8. Drug shortages remain a persistent operational threat. CPOs said they plan to strengthen relationships with manufacturers and distributors, improve internal forecasting systems, and maintain safety stock strategies. Many are investing in predictive analytics to anticipate shortages before they occur. Supply chain resilience is expected to be a top strategic focus in 2026, given its direct link to patient safety and continuity of care.
“There’s a lot of consequences to these drug shortages, especially when it comes to therapy delays or increasing costs for our hospital system, and most importantly these drugs could have potential harmful, negative outcomes and effects on outcomes for our patients,” said Erica Marchese, clinical pharmacy program director at City of Hope for Chicago. “I recently saw something ASCO published that said the workarounds that are caused during shortages cause a health system annually over $230 million in increased drug costs and about $359 million annually in increased labor costs just to mitigate and manage those shortages, and those are pretty eye opening for numbers for our healthcare system.”
9. As health systems continue shifting toward value-based care, pharmacy leaders are prioritizing alignment with organizational metrics. They’re developing dashboards that link clinical performance to cost reduction and patient outcomes. Pharmacy’s role in reducing total cost of care — through formulary management, medication optimization, and transitions of care — is becoming a measurable differentiator. In 2026, demonstrating pharmacy’s contribution to value-based contracts will be a central strategic objective.
“Pharmacy needs to be embedded upstream in the care delivery process where they’re part of that financial decision-making for the health system,” said Jennifer Halsey, director of ambulatory pharmacy service at the University of Illinois Chicago. “Some easy ways definitely to reduce spend is by centralizing your formulary decisions and your contracting decisions across the network.”

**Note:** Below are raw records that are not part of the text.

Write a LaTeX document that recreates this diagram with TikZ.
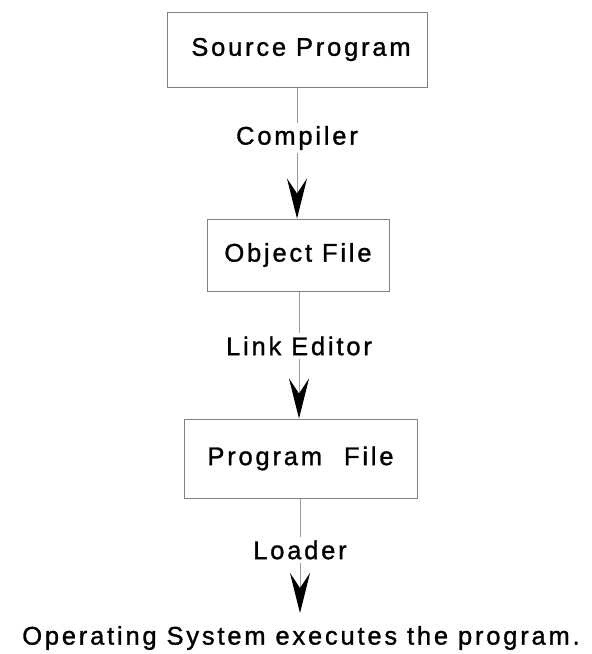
\documentclass[tikz,border=0pt]{standalone}
\usepackage{fontspec}
\setmainfont{Liberation Sans}[LetterSpace=11, FakeBold=1.2]
\usetikzlibrary{arrows.meta}
\begin{document}
\begin{tikzpicture}[x=1pt,y=-1pt,
  every node/.style={font=\fontsize{25.5}{30}\selectfont},
  box/.style={draw=black!50, line width=1pt, inner sep=0pt},
  lbl/.style={inner sep=3pt},
  conn/.style={draw=black!40, line width=1pt},
  arr/.style={draw=black!40, line width=1pt, -{Stealth[length=40pt,width=20pt,inset=15pt,color=black]}}]
\useasboundingbox (0,0) rectangle (592,654);
\node[box, minimum width=260pt, minimum height=75pt] (src) at (297,49.5) {\hspace{8pt}Source Program};
\node[box, minimum width=182pt, minimum height=72pt] (obj) at (298,255) {Object File};
\node[box, minimum width=233pt, minimum height=79pt] (prog) at (300.5,458.5) {Program\hspace{22pt}File};
\node[lbl] (comp) at (297,138) {Compiler};
\node[lbl] (link) at (299,346) {Link Editor};
\node[lbl] (load) at (300,550) {Loader};
\node[inner sep=0pt] (os) at (301,638) {Operating System executes the program.};
\coordinate (osin) at (300,613);
\draw[conn] (src.south -| comp.north) -- (comp.north);
\draw[arr] (comp.south) -- (comp.south |- obj.north);
\draw[conn] (obj.south -| link.north) -- (link.north);
\draw[arr] (link.south) -- (link.south |- prog.north);
\draw[conn] (prog.south -| load.north) -- (load.north);
\draw[arr] (load.south) -- (osin);
\end{tikzpicture}
\end{document}
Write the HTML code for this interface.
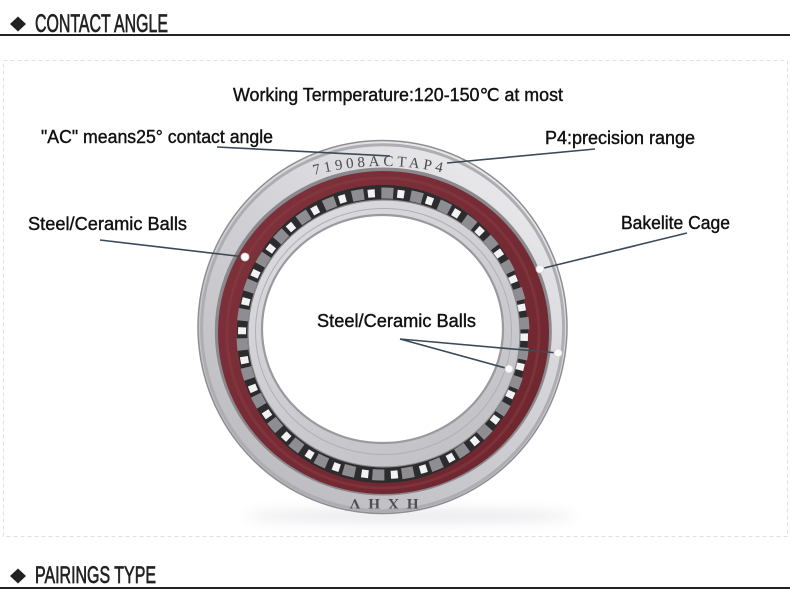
<!DOCTYPE html>
<html><head><meta charset="utf-8"><style>
html,body{margin:0;padding:0;background:#fff;}
svg{display:block;}
</style></head><body>
<svg width="790" height="603" viewBox="0 0 790 603" xmlns="http://www.w3.org/2000/svg">
<defs>
  <linearGradient id="gO" x1="0.85" y1="0" x2="0.15" y2="1">
    <stop offset="0" stop-color="#ededf0"/>
    <stop offset="0.45" stop-color="#d2d2d6"/>
    <stop offset="1" stop-color="#b9b9be"/>
  </linearGradient>
  <linearGradient id="gI" x1="0.2" y1="0" x2="0.8" y2="1">
    <stop offset="0" stop-color="#dcdce0"/>
    <stop offset="0.5" stop-color="#cdcdd2"/>
    <stop offset="1" stop-color="#c0c0c5"/>
  </linearGradient>
  <linearGradient id="gR" x1="0" y1="0" x2="1" y2="1">
    <stop offset="0" stop-color="#80323b"/>
    <stop offset="1" stop-color="#6c252e"/>
  </linearGradient>
  <filter id="blur" x="-20%" y="-200%" width="140%" height="500%"><feGaussianBlur stdDeviation="6"/></filter>
</defs>
<rect width="790" height="603" fill="#fff"/>

<!-- header -->
<polygon points="18,16.5 26,24 18,31.5 10,24" fill="#222"/>
<text x="35" y="32" font-family="Liberation Sans, sans-serif" font-size="25" fill="#222" stroke="#222" stroke-width="0.7" textLength="133" lengthAdjust="spacingAndGlyphs">CONTACT ANGLE</text>
<rect x="0" y="34" width="790" height="2" fill="#222"/>

<!-- dashed box -->
<rect x="3.5" y="60.5" width="784" height="476" fill="none" stroke="#e0e0e0" stroke-width="1" stroke-dasharray="4 3"/>

<!-- shadow -->
<ellipse cx="410" cy="516" rx="165" ry="7" fill="#c4c4cc" opacity="0.35" filter="url(#blur)"/>

<!-- bearing -->
<ellipse cx="382.5" cy="327" rx="184.5" ry="186.5" fill="url(#gO)" stroke="#8e8e92" stroke-width="1.5"/>
<ellipse cx="382.6" cy="327.8" rx="181" ry="183" fill="none" stroke="#aeaeb2" stroke-width="3"/>
<ellipse cx="383.3" cy="331.5" rx="168.5" ry="164" fill="#8a8a8e"/>
<ellipse cx="383.5" cy="332.5" rx="165.5" ry="161.5" fill="url(#gR)"/>
<ellipse cx="383" cy="333" rx="156" ry="155" fill="none" stroke="#8c3c45" stroke-width="3" opacity="0.5"/>
<ellipse cx="382.5" cy="334" rx="145.5" ry="149" fill="#2c2c2e"/>
<ellipse cx="383" cy="334" rx="141" ry="141" fill="none" stroke="#8e8e92" stroke-width="11" stroke-dasharray="12 17.5" stroke-dashoffset="16"/>
<ellipse cx="383" cy="334" rx="141" ry="141" fill="none" stroke="#f2f2f2" stroke-width="8" stroke-dasharray="7 22.5"/>
<ellipse cx="384" cy="333.5" rx="136" ry="133.5" fill="url(#gI)" stroke="#88888c" stroke-width="1.2"/>
<ellipse cx="383.5" cy="331.5" rx="128" ry="123" fill="none" stroke="#b0b0b4" stroke-width="1"/>
<ellipse cx="382.5" cy="329" rx="120.5" ry="114" fill="#fff" stroke="#9a9a9e" stroke-width="2.2"/>

<!-- ring markings -->
<path id="tp" d="M 314 175 Q 384 157 452 175" fill="none"/>
<text font-family="Liberation Serif, serif" font-size="15" fill="#4a4a4e" letter-spacing="3.6"><textPath href="#tp">71908ACTAP4</textPath></text>
<text x="380" y="510" transform="rotate(180 380 504.5)" text-anchor="middle" font-family="Liberation Serif, serif" font-weight="bold" font-size="15" fill="#4e4e52" letter-spacing="8">HXHV</text>

<!-- connectors -->
<g stroke="#3c4a58" stroke-width="1.6" fill="none">
  <line x1="217" y1="147" x2="390" y2="156"/>
  <line x1="595" y1="149" x2="447" y2="163"/>
  <line x1="100" y1="240" x2="245" y2="257"/>
  <line x1="687" y1="233" x2="540" y2="269"/>
  <line x1="400" y1="339" x2="558" y2="353"/>
  <line x1="400" y1="339" x2="509" y2="369"/>
</g>
<g fill="#fafafa" stroke="#d0d0d0" stroke-width="0.8">
  <circle cx="245" cy="257" r="4"/>
  <circle cx="540" cy="269" r="4"/>
  <circle cx="558" cy="353" r="4"/>
  <circle cx="509" cy="369" r="4"/>
</g>

<!-- labels -->
<g font-family="Liberation Sans, sans-serif" font-size="18" fill="#111" stroke="#111" stroke-width="0.4">
  <text x="233" y="101" textLength="330" lengthAdjust="spacingAndGlyphs">Working Termperature:120-150℃ at most</text>
  <text x="41" y="143" textLength="232" lengthAdjust="spacingAndGlyphs">"AC" means25° contact angle</text>
  <text x="545" y="144" textLength="150" lengthAdjust="spacingAndGlyphs">P4:precision range</text>
  <text x="28" y="230" textLength="159" lengthAdjust="spacingAndGlyphs">Steel/Ceramic Balls</text>
  <text x="621" y="229" textLength="109" lengthAdjust="spacingAndGlyphs">Bakelite Cage</text>
  <text x="317" y="327" textLength="159" lengthAdjust="spacingAndGlyphs">Steel/Ceramic Balls</text>
</g>

<!-- footer header -->
<polygon points="18,568.5 26,576 18,583.5 10,576" fill="#222"/>
<text x="35" y="583" font-family="Liberation Sans, sans-serif" font-size="24" fill="#222" stroke="#222" stroke-width="0.7" textLength="121" lengthAdjust="spacingAndGlyphs">PAIRINGS TYPE</text>
<rect x="0" y="587" width="790" height="2" fill="#222"/>
</svg>
</body></html>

10. Leaders expressed concern about how pending policy changes — from CMS drug reimbursement adjustments to potential federal PBM reforms — could reshape pharmacy economics. Many are watching closely for implications on 340B, Medicare Part D, and biosimilar adoption. The coming year will demand proactive advocacy and scenario planning to navigate uncertain legislative outcomes. Pharmacy executives want to be partners in policy development, not just reactors to it.
“Over the last five years, there’s been a lot of unknowns with the challenges to the 340B program, with the litigation that we’ve all been watching closely in terms of the rebate model and some of these unknowns,” said Rachel Joseph, clinical manager of specialty pharmacy at Northwestern Memorial Hospital in Chicago. “We are having tabletop discussions and working through all the possible things that could occur, trying to work out how a rebate model potentially worked within contract pharmacy, for example. It’s working internally but also working with our vendors, our TPAs, to understand all the different perspectives and things we may face in the near future. I’m trying to proactively plan as best I can.”